While on our Cape Cod trip, one of the things I found very pleasing, tea wise, is that all three of the tea shops we visited carried very good quality teas to purchase; Harney & Sons, Grace Tea Company, Mark T. Wendell, PG Tips are the ones I remember and all of them are excellent. They also had many beyond the most familiar and basic teas, like Lapsang Souchong and Russian Caravan. Hopefully, the days of producing poor quality teas to sell to unsuspecting tourists are gone. It seems to me that having really good teas for "tourist" purchase would be an excellent way to promote one's company, as well as to educate people's palates.
Having said that, I bought the ever-present salt water taffy to foist on the "folks back home". Partly in jest, but that is what one buys when one"goes to the shore". I confess I like small amounts of it, but it really is awful stuff.
Jayshree, a huge tea company in India, is buying up tea lands in Uganda and Rwanda in Africa. Tea prices in India have risen exhorbitantly and they are looking to produce tea more cheaply. Labor costs are low in Africa. I am glad the Africans will have more jobs available, but I am afraid they will all be incredibly low paying.

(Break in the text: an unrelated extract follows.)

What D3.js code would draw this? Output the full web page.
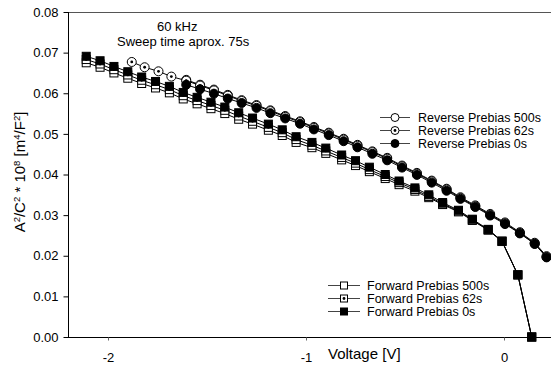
<!DOCTYPE html>
<html>
<head>
<meta charset="utf-8">
<script src="https://cdn.jsdelivr.net/npm/d3@7"></script>
<style>
  body { margin: 0; background: #fff; }
  svg { display: block; font-family: "Liberation Sans", Arial, sans-serif; }
</style>
</head>
<body>
<div id="chart"></div>
<script>
// Voltage sweep values
const forwardV = [-2.11, -2.04, -1.97, -1.90, -1.83, -1.76, -1.69, -1.62, -1.55, -1.48, -1.41, -1.34,
    -1.27, -1.19, -1.12, -1.05, -0.97, -0.90, -0.82, -0.75, -0.68, -0.60,
    -0.53, -0.45, -0.38, -0.31, -0.23, -0.16, -0.08, -0.01, 0.07, 0.14];
const forward500 = [0.0675, 0.0664, 0.0650, 0.0637, 0.0624, 0.0613, 0.0601, 0.0586, 0.0574, 0.0562, 0.0550, 0.0536,
    0.0524, 0.0509, 0.0496, 0.0479, 0.0466, 0.0452, 0.0436, 0.0422, 0.0407, 0.0390,
    0.0375, 0.0359, 0.0343, 0.0326, 0.0308, 0.0287, 0.0263, 0.0235, 0.0153, 0.0000];
const forward62 = [0.0683, 0.0672, 0.0658, 0.0645, 0.0632, 0.0621, 0.0609, 0.0594, 0.0582, 0.0570, 0.0558, 0.0544,
    0.0531, 0.0516, 0.0503, 0.0486, 0.0472, 0.0458, 0.0442, 0.0428, 0.0412, 0.0395,
    0.0380, 0.0363, 0.0346, 0.0328, 0.0310, 0.0288, 0.0264, 0.0236, 0.0153, 0.0000];
const forward0 = [0.0691, 0.0680, 0.0666, 0.0653, 0.0640, 0.0629, 0.0617, 0.0602, 0.0590, 0.0578, 0.0566, 0.0552,
    0.0539, 0.0524, 0.0510, 0.0493, 0.0479, 0.0465, 0.0448, 0.0434, 0.0418, 0.0400,
    0.0384, 0.0367, 0.0350, 0.0331, 0.0312, 0.0290, 0.0265, 0.0236, 0.0153, 0.0000];

const reverseV = [-1.88, -1.815, -1.745, -1.68, -1.605, -1.535, -1.465, -1.395,
    -1.325, -1.25, -1.18, -1.105, -1.03, -0.96, -0.885, -0.81, -0.74, -0.665, -0.59,
    -0.515, -0.44, -0.365, -0.29, -0.22, -0.145, -0.07, 0.005, 0.08, 0.155, 0.215];
const reverse500 = [null, null, null, null, 0.0633, 0.0621, 0.0609, 0.0596,
    0.0583, 0.0571, 0.0558, 0.0544, 0.0531, 0.0517, 0.0503, 0.0488, 0.0473, 0.0457, 0.0441,
    0.0422, 0.0404, 0.0385, 0.0365, 0.0344, 0.0324, 0.0303, 0.0282, 0.0258, 0.0232, 0.0199];
const reverse62 = [0.0677, 0.0664, 0.0654, 0.0641, 0.0631, 0.0619, 0.0607, 0.0594,
    0.0581, 0.0569, 0.0556, 0.0542, 0.0529, 0.0515, 0.0501, 0.0486, 0.0471, 0.0455, 0.0439,
    0.0420, 0.0402, 0.0383, 0.0363, 0.0342, 0.0322, 0.0301, 0.0280, 0.0256, 0.0230, 0.0197];
const reverse0 = [null, null, null, null, 0.0621, 0.0610, 0.0599, 0.0587,
    0.0576, 0.0564, 0.0551, 0.0538, 0.0525, 0.0511, 0.0497, 0.0482, 0.0467, 0.0451, 0.0435,
    0.0417, 0.0399, 0.0380, 0.0360, 0.0340, 0.0320, 0.0299, 0.0278, 0.0255, 0.0229, 0.0196];

const xTicks = [-2, -1, 0];
const yTicks = [0, 0.01, 0.02, 0.03, 0.04, 0.05, 0.06, 0.07, 0.08];

const W = 551, H = 369;
const plotLeft = 68, plotRight = 553, plotTop = 12, plotBottom = 337;

const svg = d3.select('#chart').append('svg')
    .attr('width', W)
    .attr('height', H);

const x = d3.scaleLinear().domain([-2, 0]).range([108, 504]);
const y = d3.scaleLinear().domain([0, 0.08]).range([plotBottom, plotTop]);

// top frame line
svg.append('line')
    .attr('x1', plotLeft).attr('x2', plotRight)
    .attr('y1', plotTop + 0.5).attr('y2', plotTop + 0.5)
    .style('stroke', '#555');

// axes
const yAxis = svg.append('g')
    .attr('transform', `translate(${plotLeft + 0.5},0)`)
    .call(d3.axisLeft(y).tickValues(yTicks).tickFormat(d3.format('.2f')).tickSize(5).tickPadding(5));
yAxis.select('.domain').attr('d', `M0,${plotTop}V${plotBottom + 0.5}`);

const xAxis = svg.append('g')
    .attr('transform', `translate(0,${plotBottom + 0.5})`)
    .call(d3.axisBottom(x).tickValues(xTicks).tickFormat(d => String(d)).tickSize(3).tickPadding(12));
xAxis.select('.domain').attr('d', `M${plotLeft},0H${plotRight}`);
xAxis.selectAll('.tick line').style('stroke', '#666');

svg.selectAll('.tick text')
    .style('font-size', '13px')
    .style('font-family', '"Liberation Sans", Arial, sans-serif')
    .attr('fill', '#000');

// axis titles
svg.append('text')
    .attr('x', 328).attr('y', 359)
    .style('font-size', '15px')
    .text('Voltage [V]');

const yt = svg.append('text')
    .attr('transform', 'translate(25,172) rotate(-90)')
    .attr('text-anchor', 'middle')
    .style('font-size', '15px');
const sup = (t) => yt.append('tspan').attr('baseline-shift', 'super').style('font-size', '9.5px').text(t);
yt.append('tspan').text('A');
sup('2');
yt.append('tspan').text('/C');
sup('2');
yt.append('tspan').text(' * 10');
sup('8');
yt.append('tspan').text(' [m');
sup('4');
yt.append('tspan').text('/F');
sup('2');
yt.append('tspan').text(']');

// annotation
svg.append('text').attr('x', 157).attr('y', 31).style('font-size', '13px').text('60 kHz');
svg.append('text').attr('x', 117).attr('y', 45.5).style('font-size', '13px').text('Sweep time aprox. 75s');

// series definitions
const series = [
    {v: forwardV, d: forward500, shape: 'square', fill: '#fff', dot: false},
    {v: forwardV, d: forward62, shape: 'square', fill: '#fff', dot: true},
    {v: forwardV, d: forward0, shape: 'square', fill: '#000', dot: false},
    {v: reverseV, d: reverse500, shape: 'circle', fill: '#fff', dot: false},
    {v: reverseV, d: reverse62, shape: 'circle', fill: '#fff', dot: true},
    {v: reverseV, d: reverse0, shape: 'circle', fill: '#000', dot: false}
];

const line = d3.line()
    .x(d => x(d.x))
    .y(d => y(d.y));

function drawMarker(g, s, cx, cy, size) {
    if (s.shape === 'square') {
        g.append('rect')
            .attr('x', cx - size).attr('y', cy - size)
            .attr('width', size * 2).attr('height', size * 2)
            .style('fill', s.fill).style('stroke', '#000').style('stroke-width', 1);
    } else {
        g.append('circle')
            .attr('cx', cx).attr('cy', cy).attr('r', size + 0.5)
            .style('fill', s.fill).style('stroke', '#000').style('stroke-width', 1);
    }
    if (s.dot) {
        g.append('circle').attr('cx', cx).attr('cy', cy).attr('r', 1.4).style('fill', '#000');
    }
}

const plot = svg.append('g');
series.forEach(s => {
    s.pts = s.v.map((v, i) => ({x: v, y: s.d[i]})).filter(p => p.y !== null);
});
series.forEach(s => {
    plot.append('path')
        .datum(s.pts)
        .attr('d', line)
        .style('fill', 'none')
        .style('stroke', '#000')
        .style('stroke-width', 1);
    const mg = plot.append('g');
    s.pts.forEach(p => drawMarker(mg, s, x(p.x), y(p.y), 4));
});

// legends
function legend(items, x0, x1, xm, xt, y0) {
    items.forEach((it, i) => {
        const yy = y0 + i * 13;
        const g = svg.append('g');
        g.append('line')
            .attr('x1', x0).attr('x2', x1)
            .attr('y1', yy + 0.5).attr('y2', yy + 0.5)
            .style('stroke', '#444');
        drawMarker(g, it.s, xm, yy + 0.5, 3.5);
        g.append('text')
            .attr('x', xt).attr('y', yy + 5)
            .style('font-size', '12.5px')
            .text(it.label);
    });
}

legend([
    {s: series[3], label: 'Reverse Prebias 500s'},
    {s: series[4], label: 'Reverse Prebias 62s'},
    {s: series[5], label: 'Reverse Prebias 0s'}
], 380, 410, 395, 418, 117);

legend([
    {s: series[0], label: 'Forward Prebias 500s'},
    {s: series[1], label: 'Forward Prebias 62s'},
    {s: series[2], label: 'Forward Prebias 0s'}
], 328, 360, 344, 367, 285);
</script>
</body>
</html>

Over at http://www.teafromtaiwan.com/ site, the Tea From Taiwan people have an excellent site including visits to the high mountain regions, history of Taiwanese tea, descriptions of many kinds of their tea and a chance to purchase them, perhaps knowing a bit more than you did about what you are getting. It is well worth a visit, even if you buy nothing.
What Ho! Gevalia, purveyor of some very good coffees, is now selling tea! The vast majority are fruity flavored ones, so I probably won't be trying any. If this is of interest to you, go to www.gevalia.com/tea .
Another day of tea. Shall I have a Globe Amaranth tisane or one of the 12 tisane and teabags I received in a swap with a woman from Emmen, Switzerland? Just a reminder, if the "tea" does not come from the Camellia sinensis plant, the infusion is, strictly speaking, a tisane. However, unless we are being formal, most of us call all sorts of herbals, tea.
The Swiss tea won. I am am having Coop Green Tea. If I remember correctly, Coop is a big chain of grocery stores, about the same as any of ours. They even have a very small selection of peanut butter and a much better selection of things like Nutella, of which I am very fond. The tea bag is double sided, with a goodly amount of tea within. I used water about 175, for 2 minutes. The resulting brew is a medium honey color and on the opaque side. It smells a bit of citrus, even though that is not stated on the wrapper. Nope, it smells like sassafras and that is what it tastes like. Think "kindergarten, white paste" and you have a similar taste. It is not unpleasant - I always liked the stuff - but it doesn't taste like green tea.
A note of community pride to end with: the pilot of the last space shuttle, which took off today, is an Owego hometown boy. There are signd all over town wishing him well.
2 comments:
I had never heard about globe amaranth before reading this post; I may have seen it before and not known what I was looking at.
It seems it's in the same family, but not the same genus, as the familiar amaranth which I've seen used as a grain, green vegetable, and landscape plant.
That same family contains other food plants, such as quinoa, beets, and spinach!
At any rate, I'd be fascinated to hear what you think this herbal tea tastes like!
After my son and his familly leave, I am going to try the globe amaranth. It is usually raised as a dried flower for use in dried arrangements and pot pouris. It looks like a deeper pink clover.